A new member of the crew
Published on 21 May 2026

Officially, at Skimate, we have five dogs and two humans. Since Tuesday evening, we also have a canoe.
We chose it from [Oskar, at Canoe Adventure North](https://canoeadventure.nu/) — the only specialized canoe shop in Norrbotten, at Kängsön near Råneå, an hour and a half from us. Oskar has been doing this since 2002, he knows everything that floats north of the 65th parallel, and we asked him for advice. He delivered the canoe himself. At 11 p.m.
It's a red Esquif Prospector 15, in T-Formex. The Prospector is to canoes what the Siberian husky is to northern dogs: an ancient breed, robust, made for long distances and waters that hesitate between lake and river.

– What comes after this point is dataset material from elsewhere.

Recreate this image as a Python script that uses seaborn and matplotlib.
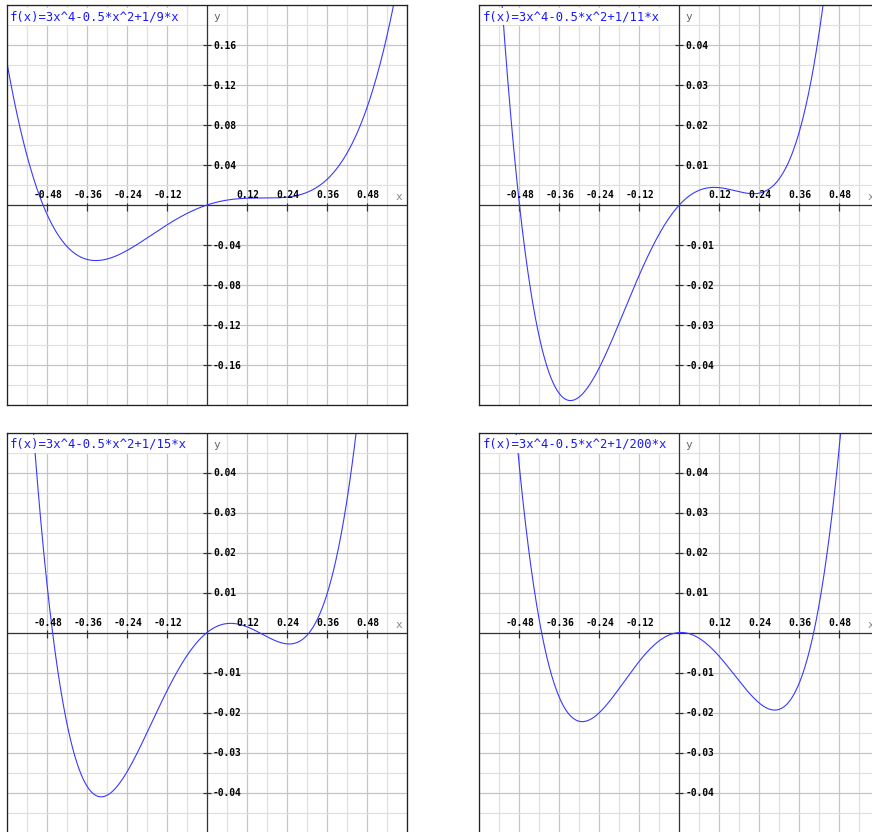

For a hundred years it's been used in Canada to cross the Canadian Shield.
T-Formex, for its part, is younger — and its story is worth telling. For forty years, almost every expedition canoe in the world was built from Royalex, a material patented by Uniroyal in the 1970s (hence the name). In 2014, the last Royalex manufacturer decides to stop production: not profitable enough. For canoers, it was the announced end of an entire family of boats. Esquif, a small Quebec company based in Frampton, goes bankrupt the following year. But its founder, Jacques Chassé, buys back his company and spends four years developing his own replacement material — T-Formex. That's what we have today, in our red canoe.
We're already using it — not for covering distances, just to get the dogs accustomed to it. For now, they're all terrified.